• **What you should do**
Please write out the lines of the data exactly, beginning with the first and ending with the line containing "var yRange = [1e4, 1e6];"; leave the pictures behind.

----

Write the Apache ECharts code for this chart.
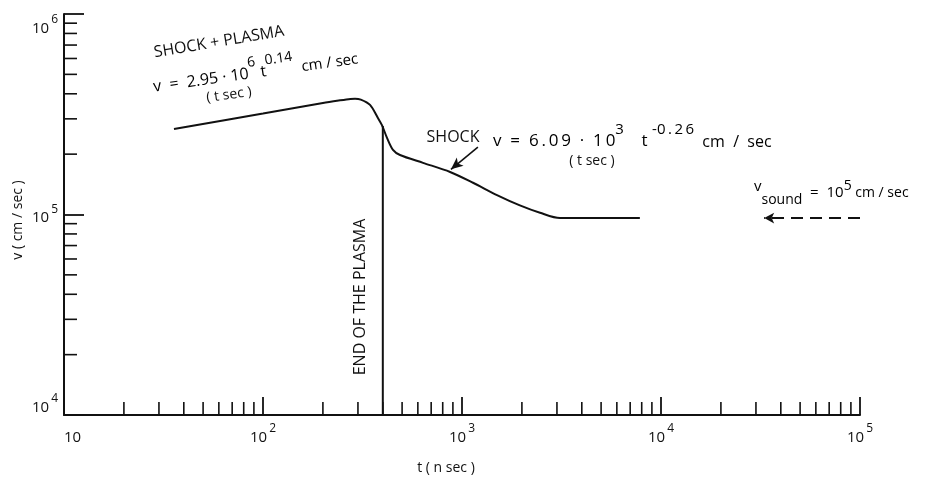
<!DOCTYPE html>
<html>
<head>
<meta charset="utf-8">
<script src="https://cdn.jsdelivr.net/npm/echarts@6/dist/echarts.min.js"></script>
<style>html,body{margin:0;padding:0;background:#fff;}#c{width:925px;height:481px;}</style>
</head>
<body>
<div id="c"></div>
<script>
// ---- data ----
var curveT = [35.7, 100, 200, 244, 275, 290, 310, 345, 378, 396, 420, 450, 488, 637, 871, 1136, 1499, 1954, 2466, 3105, 3920, 7830];
var curveV = [2.67e5, 3.19e5, 3.60e5, 3.71e5, 3.77e5, 3.78e5, 3.74e5, 3.52e5, 3.03e5, 2.79e5, 2.41e5, 2.10e5, 1.98e5, 1.81e5, 1.63e5, 1.44e5, 1.25e5, 1.11e5, 1.02e5, 9.6e4, 9.6e4, 9.6e4];
var plasmaEndT = [400, 400];
var plasmaEndV = [1e4, 2.76e5];
var soundArrowT = [1.0e5, 3.3e4];
var soundArrowV = [9.6e4, 9.6e4];
var shockArrowT = [1202, 880];
var shockArrowV = [2.17e5, 1.68e5];
var xMinorTicks = [20,30,40,50,60,70,80,90, 200,300,400,500,600,700,800,900, 2000,3000,4000,5000,6000,7000,8000,9000, 20000,30000,40000,50000,60000,70000,80000,90000];
var yMinorTicks = [2e4,3e4,4e4,5e4,6e4,7e4,8e4,9e4, 2e5,3e5,4e5,5e5,6e5,7e5,8e5,9e5];
var xRange = [10, 1e5];
var yRange = [1e4, 1e6];

var FONT = '"Open Sans", sans-serif';
var TS = '\u2009';
function powLabel(v) {
  var e = Math.round(Math.log10(v));
  if (e === 1) return '{b|10}';
  return '{b|10}{s|' + e + '}';
}
var labelRich = {
  b: {fontSize: 15, fontFamily: FONT, color: '#111', lineHeight: 22, verticalAlign: 'bottom'},
  s: {fontSize: 12, fontFamily: FONT, color: '#111', lineHeight: 22, verticalAlign: 'top', padding: [0,0,0,2]}
};

var chart = echarts.init(document.getElementById('c'), null, {renderer: 'canvas'});

function minorTickSeries(values, isX) {
  return {
    type: 'custom',
    silent: true,
    clip: false,
    data: values.map(function (v) { return isX ? [v, yRange[0]] : [xRange[0], v]; }),
    renderItem: function (params, api) {
      var p = api.coord([api.value(0), api.value(1)]);
      var p2 = isX ? [p[0], p[1] - 13] : [p[0] + 13, p[1]];
      return {type: 'line', shape: {x1: p[0], y1: p[1], x2: p2[0], y2: p2[1]}, style: {stroke: '#111', lineWidth: 1.6}};
    }
  };
}

var eqRich = {
  n: {fontSize: 16, fontFamily: FONT, color: '#111', lineHeight: 26, verticalAlign: 'bottom'},
  u: {fontSize: 15, fontFamily: FONT, color: '#111', lineHeight: 26, verticalAlign: 'bottom'},
  s: {fontSize: 14, fontFamily: FONT, color: '#111', lineHeight: 26, verticalAlign: 'top'}
};
var eq2Rich = {
  n: {fontSize: 17, fontFamily: FONT, color: '#111', lineHeight: 28, verticalAlign: 'bottom'},
  u: {fontSize: 16, fontFamily: FONT, color: '#111', lineHeight: 28, verticalAlign: 'bottom'},
  s: {fontSize: 15, fontFamily: FONT, color: '#111', lineHeight: 28, verticalAlign: 'top'}
};
var shockEq = '{n|v  =  6' + TS + '.' + TS + '0' + TS + '9  ·  1' + TS + '0}{s|3}{n|    t }{s|-0' + TS + '.' + TS + '2' + TS + '6}{u|  cm  /  sec}';

chart.setOption({
  animation: false,
  backgroundColor: '#fff',
  grid: {left: 64, right: 65, top: 14, bottom: 66, containLabel: false, outerBoundsMode: 'none'},
  xAxis: {
    type: 'log', logBase: 10, min: xRange[0], max: xRange[1],
    axisLine: {show: true, onZero: false, lineStyle: {color: '#111', width: 2}},
    axisTick: {show: true, inside: true, length: 18, lineStyle: {color: '#111', width: 1.8}},
    splitLine: {show: false},
    axisLabel: {margin: 8, formatter: powLabel, rich: labelRich, alignMinLabel: 'left'},
    name: 't ( n sec )', nameLocation: 'middle', nameGap: 46,
    nameTextStyle: {fontSize: 14, fontFamily: FONT, color: '#111', padding: [0, 32, 0, 0]}
  },
  yAxis: {
    type: 'log', logBase: 10, min: yRange[0], max: yRange[1],
    axisLine: {show: true, onZero: false, lineStyle: {color: '#111', width: 2}},
    axisTick: {show: true, inside: true, length: 20, lineStyle: {color: '#111', width: 1.8}},
    splitLine: {show: false},
    axisLabel: {margin: 6, formatter: powLabel, rich: labelRich, verticalAlignMinLabel: 'bottom', verticalAlignMaxLabel: 'top'},
    splitNumber: 2
  },
  series: [
    {
      type: 'line', data: curveT.map(function (t, i) { return [t, curveV[i]]; }),
      showSymbol: false, smooth: 0.3, lineStyle: {color: '#111', width: 2}
    },
    {
      type: 'line', data: plasmaEndT.map(function (t, i) { return [t, plasmaEndV[i]]; }),
      showSymbol: false, lineStyle: {color: '#111', width: 2}
    },
    {
      type: 'line', data: [], silent: true,
      markLine: {
        silent: true, animation: false,
        label: {show: false},
        emphasis: {disabled: true},
        data: [
          [{coord: [soundArrowT[0], soundArrowV[0]], symbol: 'none', lineStyle: {type: [12, 7], color: '#111', width: 2}},
           {coord: [soundArrowT[1], soundArrowV[1]], symbol: 'arrow', symbolSize: [8, 10]}],
          [{coord: [shockArrowT[0], shockArrowV[0]], symbol: 'none', lineStyle: {type: 'solid', color: '#111', width: 1.6}},
           {coord: [shockArrowT[1], shockArrowV[1]], symbol: 'arrow', symbolSize: [8, 12]}]
        ]
      }
    },
    minorTickSeries(xMinorTicks, true),
    minorTickSeries(yMinorTicks, false)
  ],
  graphic: [
    {type: 'text', x: 18, y: 220, rotation: Math.PI / 2,
     style: {text: 'v ( cm / sec )', fontSize: 14, fontFamily: FONT, fill: '#111', align: 'center', verticalAlign: 'middle'}},
    {type: 'text', x: 219, y: 42, rotation: 9.5 * Math.PI / 180,
     style: {text: 'SHOCK + PLASMA', fontSize: 16, fontFamily: FONT, fill: '#111', align: 'center', verticalAlign: 'middle'}},
    {type: 'text', x: 255, y: 68, rotation: 8 * Math.PI / 180,
     style: {text: '{n|v  =  2.95 · 10}{s|6}{n| t}{s|0.14}{u|  cm / sec}', rich: eqRich, align: 'center', verticalAlign: 'middle'}},
    {type: 'text', x: 229, y: 95, rotation: 8 * Math.PI / 180,
     style: {text: '( t sec )', fontSize: 14, fontFamily: FONT, fill: '#111', align: 'center', verticalAlign: 'middle'}},
    {type: 'text', x: 453, y: 137,
     style: {text: 'SHOCK', fontSize: 16, fontFamily: FONT, fill: '#111', align: 'center', verticalAlign: 'middle'}},
    {type: 'text', x: 493, y: 136,
     style: {text: shockEq, rich: eq2Rich, align: 'left', verticalAlign: 'middle'}},
    {type: 'text', x: 592, y: 161,
     style: {text: '( t sec )', fontSize: 14, fontFamily: FONT, fill: '#111', align: 'center', verticalAlign: 'middle'}},
    {type: 'text', x: 360, y: 297, rotation: Math.PI / 2,
     style: {text: 'END OF THE PLASMA', fontSize: 16, fontFamily: FONT, fill: '#111', align: 'center', verticalAlign: 'middle'}},
    {type: 'text', x: 754, y: 193,
     style: {text: '{v|v}{d|sound}{n|  =  10}{s|5}{u| cm / sec}', align: 'left', verticalAlign: 'middle',
       rich: {
         v: {fontSize: 15, fontFamily: FONT, color: '#111', lineHeight: 28, verticalAlign: 'top'},
         d: {fontSize: 14, fontFamily: FONT, color: '#111', lineHeight: 28, verticalAlign: 'bottom'},
         n: {fontSize: 15, fontFamily: FONT, color: '#111', lineHeight: 28, verticalAlign: 'middle'},
         s: {fontSize: 14, fontFamily: FONT, color: '#111', lineHeight: 28, verticalAlign: 'top'},
         u: {fontSize: 14, fontFamily: FONT, color: '#111', lineHeight: 28, verticalAlign: 'middle'}
       }}}
  ]
});
</script>
</body>
</html>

----

• **Output of the task**
Write the Apache ECharts code for this chart.
<!DOCTYPE html>
<html>
<head>
<meta charset="utf-8">
<script src="https://cdn.jsdelivr.net/npm/echarts@6/dist/echarts.min.js"></script>
<style>html,body{margin:0;padding:0;background:#fff;}#c{width:925px;height:481px;}</style>
</head>
<body>
<div id="c"></div>
<script>
// ---- data ----
var curveT = [35.7, 100, 200, 244, 275, 290, 310, 345, 378, 396, 420, 450, 488, 637, 871, 1136, 1499, 1954, 2466, 3105, 3920, 7830];
var curveV = [2.67e5, 3.19e5, 3.60e5, 3.71e5, 3.77e5, 3.78e5, 3.74e5, 3.52e5, 3.03e5, 2.79e5, 2.41e5, 2.10e5, 1.98e5, 1.81e5, 1.63e5, 1.44e5, 1.25e5, 1.11e5, 1.02e5, 9.6e4, 9.6e4, 9.6e4];
var plasmaEndT = [400, 400];
var plasmaEndV = [1e4, 2.76e5];
var soundArrowT = [1.0e5, 3.3e4];
var soundArrowV = [9.6e4, 9.6e4];
var shockArrowT = [1202, 880];
var shockArrowV = [2.17e5, 1.68e5];
var xMinorTicks = [20,30,40,50,60,70,80,90, 200,300,400,500,600,700,800,900, 2000,3000,4000,5000,6000,7000,8000,9000, 20000,30000,40000,50000,60000,70000,80000,90000];
var yMinorTicks = [2e4,3e4,4e4,5e4,6e4,7e4,8e4,9e4, 2e5,3e5,4e5,5e5,6e5,7e5,8e5,9e5];
var xRange = [10, 1e5];
var yRange = [1e4, 1e6];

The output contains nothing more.